In our essay, Executive Power and the Public Lands, Harold H. Bruff explores the limitations of administrative law and public land law in their efforts to confine administrative discretion. Professor Bruff notes that, in part, discretion persists in this field because managerial functions demand it and Congress appreciates that fact. In the context of designating national monuments, Congress has allowed Presidents to act quite freely, and reviewing courts, sensitive to separation of powers principles, have not confined presidential discretion. In contrast, departmental actions governed by the Administrative Procedure Act must follow prescribed procedures and survive searching judicial review. Yet when agencies engage in informal processes of policy formation, their subordinate employees may be able to exercise wide discretion without fear of court intervention.

In our first student comment, Reviving the Coercion Test: A Proposal to Prevent Federal Conditional Spending that Leaves Children Behind, Coulter M. Bump examines current Spending Clause doctrine as it relates to Congress's authority to implement the No Child Left Behind Act ("NCLB"). NCLB provides eligible public schools with Title I money in exchange for their commitment to implement certain education programs designed to raise the academic proficiency level of all elementary and secondary school students by the 2014-15 academic year. To implement this program, the federal government promised to provide states with the necessary funds, but states must continue to spend more of their own money to achieve the academic targets prescribed for them. Insufficient federal funds and state budget cuts have left many schools with few economic alternatives but to accept the Title I money and agree to comply with the Act. Ms. Bump argues that because states have no practical or political choice but to accept the money and the accompanying demands, the result is unconstitutional coercion. While acknowledging that under current Spending Clause doctrine, NCLB would likely be declared unconstitutional, Ms. Bump argues that if the Supreme Court revived the coercion test it articulated in the 1930's, NCLB would be an example of the federal government unconstitutionally compelling education reform by coercing states to comply. Ms. Bump advocates the use of the coercion test to strengthen the current limitations on Congress's power to spend in the future.

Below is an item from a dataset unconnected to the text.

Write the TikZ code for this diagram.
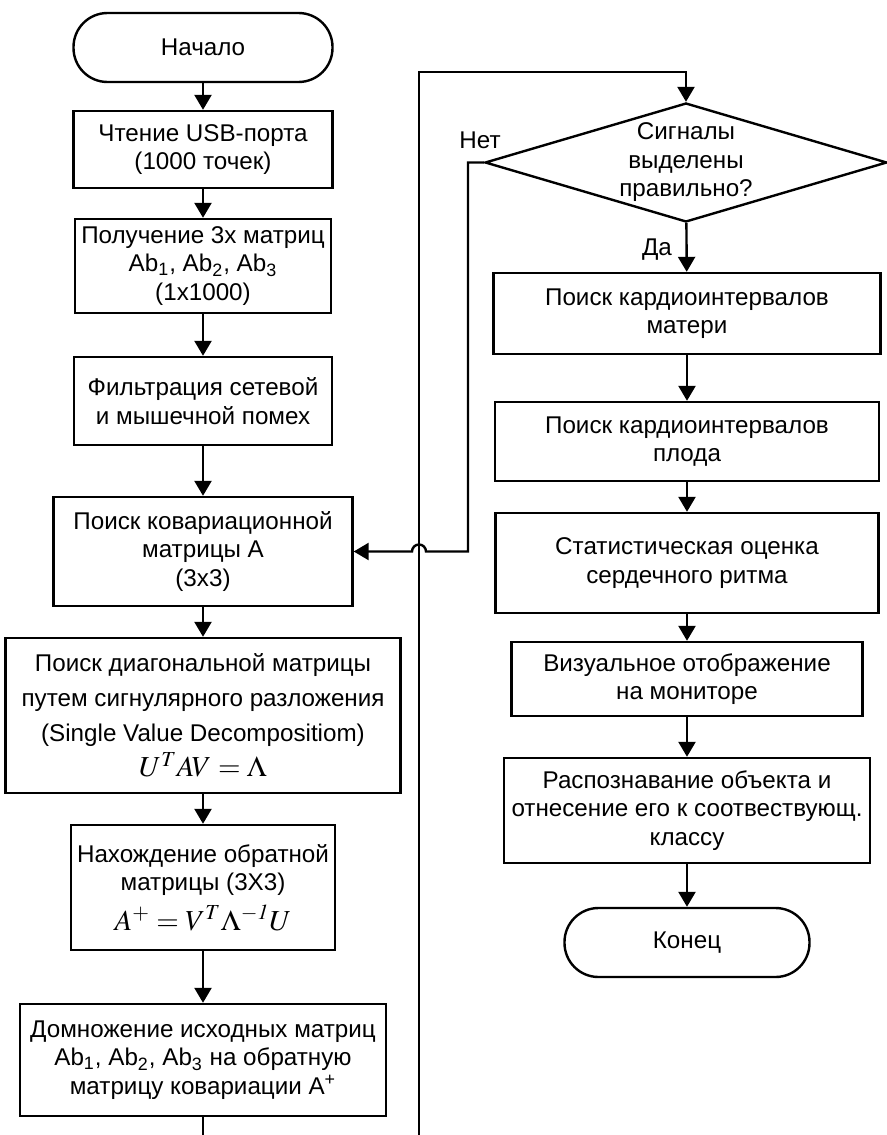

In our second student comment, The Battle Between the Colorado Oil and Gas Conservation Commission and Local Governments: A Call for a New and Comprehensive Approach, Angela Neese considers the ongoing battle in Colorado between state and local governments over the regulation of natural gas. Ms. Neese explores a number of factors contributing to the tension between state regulations and local interests. This tension has led to a great deal of litigation, and the author describes the ways in which Colorado Supreme Court decisions have failed to adequately define the limits of state preemption of local oil and gas regulations. Because legal disputes drive up consumer prices and limit the available supply of natural gas, Ms. Neese concludes that Colorado should adopt legislation that provides clearer guidelines to delineate what matters are of state versus local control. The author suggests that clearer guidelines would benefit not only the oil and gas industry, but also citizens and communities throughout Colorado.